Q - Vous êtes déchaîné. C'est bien ! Cela vous arrive rarement. C. Allègre va donner encore plus de moyens, du concret. L'État aidera les régions. Est-ce que vous êtes d'accord, et est-ce que vous voteriez pour le budget Allègre 99 ?

- "Sûrement pas. Parlons de ce que vous dites : alors M. Allègre va être généreux avec l'argent des régions françaises."

Q - Je n'ai pas dit qu'il était généreux.

"Si les régions sont contentes cela va très bien. Moi, en tout cas cela me va, et je l'approuve. Deuxièmement, M. Allègre dans ce budget - je ne cite qu'un seul chiffre -, vous l'avez entendu dire qu'il fallait des surveillants. Dans ce budget-là, M. Allègre supprime 3300 postes de surveillants."

Q - Vous parlez comme Mme Vuaillat. Vous parlez comme le Snes.
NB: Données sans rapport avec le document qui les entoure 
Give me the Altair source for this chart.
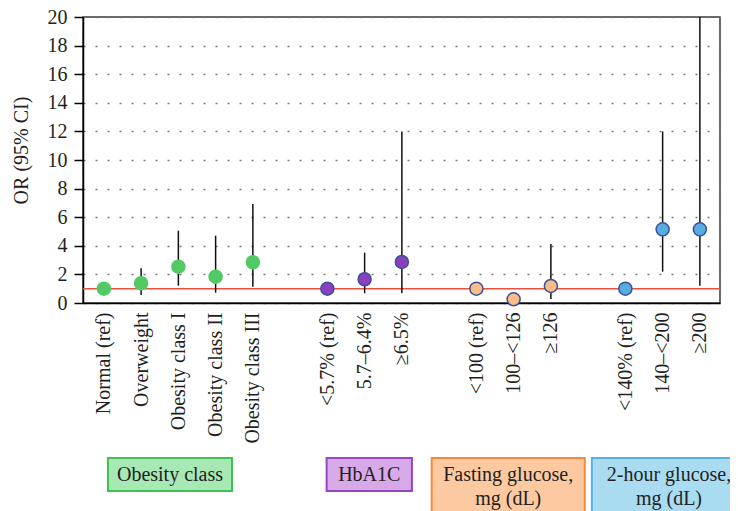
import json
import altair as alt
import pandas as pd

# ---------------- data ----------------
GROUPS = ["Obesity class", "HbA1C", "Fasting glucose,\nmg (dL)", "2-hour glucose,\nmg (dL)"]

OBESITY_CATS = ["Normal (ref)", "Overweight", "Obesity class I", "Obesity class II", "Obesity class III"]
OBESITY_OR = [1.0, 1.38, 2.54, 1.84, 2.85]
OBESITY_LO = [None, 0.56, 1.21, 0.72, 1.14]
OBESITY_HI = [None, 2.43, 5.06, 4.71, 6.92]

HBA1C_CATS = ["<5.7% (ref)", "5.7–6.4%", "≥6.5%"]
HBA1C_OR = [1.0, 1.66, 2.87]
HBA1C_LO = [None, 0.68, 0.68]
HBA1C_HI = [None, 3.52, 12.0]

FASTING_CATS = ["<100 (ref)", "100–<126", "≥126"]
FASTING_OR = [1.0, 0.26, 1.19]
FASTING_LO = [None, None, 0.28]
FASTING_HI = [None, None, 4.13]

TWOHOUR_CATS = ["<140% (ref)", "140–<200", "≥200"]
TWOHOUR_OR = [1.0, 5.15, 5.15]
TWOHOUR_LO = [None, 2.19, 1.21]
TWOHOUR_HI = [None, 12.0, 20.0]

Y_TICKS = list(range(0, 21, 2))
REF_LINE = 1

# ---------------- styles / layout ----------------
FILL = ["#52c965", "#8b3fbd", "#fbbd88", "#57addf"]
STROKE = ["#52c965", "#3d4f9c", "#3d4f9c", "#3d4f9c"]
BOX_FILL = ["#a8e8b4", "#d8a9e9", "#fdc9a0", "#a9dbf1"]
BOX_STROKE = ["#3cc250", "#9944c3", "#f28a3a", "#5ab0e0"]
BOX_SPAN = [(0.11, 3.44), (5.98, 8.27), (8.80, 12.91), (13.10, 17.24)]
FONT = "Liberation Serif"
TXT = "#231f20"

series = [
    (OBESITY_CATS, OBESITY_OR, OBESITY_LO, OBESITY_HI),
    (HBA1C_CATS, HBA1C_OR, HBA1C_LO, HBA1C_HI),
    (FASTING_CATS, FASTING_OR, FASTING_LO, FASTING_HI),
    (TWOHOUR_CATS, TWOHOUR_OR, TWOHOUR_LO, TWOHOUR_HI),
]

rows = []
pos = 0
for g, (cats, ors, los, his) in zip(GROUPS, series):
    for c, o, lo, hi in zip(cats, ors, los, his):
        rows.append({"group": g, "cat": c, "pos": pos, "or": o, "lo": lo, "hi": hi})
        pos += 1
    pos += 1
df = pd.DataFrame(rows)
ci = df.dropna(subset=["lo", "hi"])

n_slots = int(df["pos"].max()) + 1
label_arr = [""] * n_slots
for r in rows:
    label_arr[r["pos"]] = r["cat"]
label_expr = json.dumps(label_arr, ensure_ascii=False) + "[datum.value]"

boxes = pd.DataFrame({
    "box": GROUPS,
    "x0": [b[0] for b in BOX_SPAN],
    "x1": [b[1] for b in BOX_SPAN],
    "lines": [g.count("\n") + 1 for g in GROUPS],
})
boxes["xc"] = (boxes["x0"] + boxes["x1"]) / 2

xscale = alt.Scale(domain=[-0.56, 16.54], nice=False, zero=False)
yscale = alt.Scale(domain=[0, 20], nice=False)

x_axis = alt.Axis(values=[r["pos"] for r in rows], labelExpr=label_expr, title=None,
                  labelFont=FONT, labelFontSize=20, labelColor=TXT)
y_axis = alt.Axis(values=Y_TICKS, title="OR (95% CI)", titleY=133,
                  labelFont=FONT, labelFontSize=20, labelColor=TXT,
                  titleFont=FONT, titleFontSize=20, titleFontWeight="normal", titleColor=TXT)

base = alt.Chart(df)

points = base.mark_point(filled=True, size=170, strokeWidth=1.5, opacity=1).encode(
    x=alt.X("pos:Q", scale=xscale, axis=x_axis),
    y=alt.Y("or:Q", scale=yscale, axis=y_axis),
    fill=alt.Fill("group:N", scale=alt.Scale(domain=GROUPS, range=FILL), legend=None),
    stroke=alt.Stroke("group:N", scale=alt.Scale(domain=GROUPS, range=STROKE), legend=None),
)

bars = alt.Chart(ci).mark_rule(color="#111111", strokeWidth=1.5).encode(
    x=alt.X("pos:Q", scale=xscale, axis=x_axis),
    y=alt.Y("lo:Q", scale=yscale, axis=y_axis),
    y2="hi:Q",
)

ref = alt.Chart(pd.DataFrame({"v": [REF_LINE]})).mark_rule(color="#e8503f", strokeWidth=1.5).encode(
    y=alt.Y("v:Q", scale=yscale, axis=y_axis)
)

box_fill = alt.Scale(domain=GROUPS, range=BOX_FILL)
box_stroke = alt.Scale(domain=GROUPS, range=BOX_STROKE)

rect1 = alt.Chart(boxes).transform_filter("datum.lines == 1").mark_rect(strokeWidth=2).encode(
    x=alt.X("x0:Q", scale=xscale, axis=x_axis), x2="x1:Q",
    y=alt.value(441), y2=alt.value(474),
    fill=alt.Fill("box:N", scale=box_fill, legend=None),
    stroke=alt.Stroke("box:N", scale=box_stroke, legend=None),
)
rect2 = alt.Chart(boxes).transform_filter("datum.lines == 2").mark_rect(strokeWidth=2).encode(
    x=alt.X("x0:Q", scale=xscale, axis=x_axis), x2="x1:Q",
    y=alt.value(441), y2=alt.value(520),
    fill=alt.Fill("box:N", scale=box_fill, legend=None),
    stroke=alt.Stroke("box:N", scale=box_stroke, legend=None),
)
box_text = alt.Chart(boxes).mark_text(
    font=FONT, fontSize=20, color=TXT, align="center", baseline="alphabetic",
    lineBreak="\n", lineHeight=24,
).encode(
    x=alt.X("xc:Q", scale=xscale, axis=x_axis),
    y=alt.value(464),
    text="box:N",
)

chart = alt.layer(ref, bars, points, rect1, rect2, box_text).resolve_scale(
    fill="independent", stroke="independent"
).properties(
    width=637, height=286,
    autosize=alt.AutoSizeParams(type="none"),
    padding={"left": 75, "top": 9, "right": 10, "bottom": 208},
    background="white",
).configure_view(
    stroke="#3a3a3a", strokeWidth=1.5
).configure_axis(
    labelFont=FONT, labelFontSize=20, labelColor=TXT,
    titleFont=FONT, titleFontSize=20, titleFontWeight="normal", titleColor=TXT,
    domainColor="#000000", domainWidth=1.5, labelOverlap=False, labelFlush=False,
).configure_axisY(
    grid=True, gridDash=[2, 10], gridColor="#777777", gridWidth=1.5,
    tickColor="#000000", tickSize=9, tickWidth=1.5, labelPadding=7, titlePadding=16,
).configure_axisX(
    grid=False, ticks=False, tickSize=0, labelAngle=-90, labelPadding=9,
)

chart.save("out.html", embed_options={"renderer": "svg", "actions": False})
- "Je parle comme quelqu'un qui lit les budgets. Je sais bien qu'on vit sous le règne d'une espèce de domination absolue de la pensée unique, dans quoi l'éducation nationale est le cœur de cible. Les enseignants français sont désespérés. Personne ne les défend. Ils font le métier le plus difficile qui existe, pour vos enfants !"

Q - Mais pourquoi n'êtes-vous pas allé dans la manif ? Est-ce que vous auriez pu aller dans la manif ?

- "Non, je ne manifeste pas. Je suis représentant du peuple. Je trouve que lorsqu'on est député, on ne manifeste pas, on doit avoir une certaine tenue me semble-t-il."

Q - Et les lycéens avaient raison ou pas ?

- "Les lycéens ont raison de demander des améliorations, mais il n'est pas normal qu'une espèce de démagogie fasse que tout le monde profite du mouvement lycéen pour essayer à des fins non avouables de détruire l'éducation nationale."

Q - La stratégie Dracula : on tombe dans le "jeunisme", et on absorbe et vampirise les jeunes. C'est autre chose. Vous avez raison de vous être tu pendant longtemps, parce que, ce matin, vos amis à gauche et vos amis à droite savent ce que vous pensez. Ils auront à réfléchir de vos propos.

"Mais ce sont des faits que je cite. Ce ne sont pas des opinions. Quand je dis la déconcentration est finie, ce sont des faits. Elle est faite depuis plusieurs années."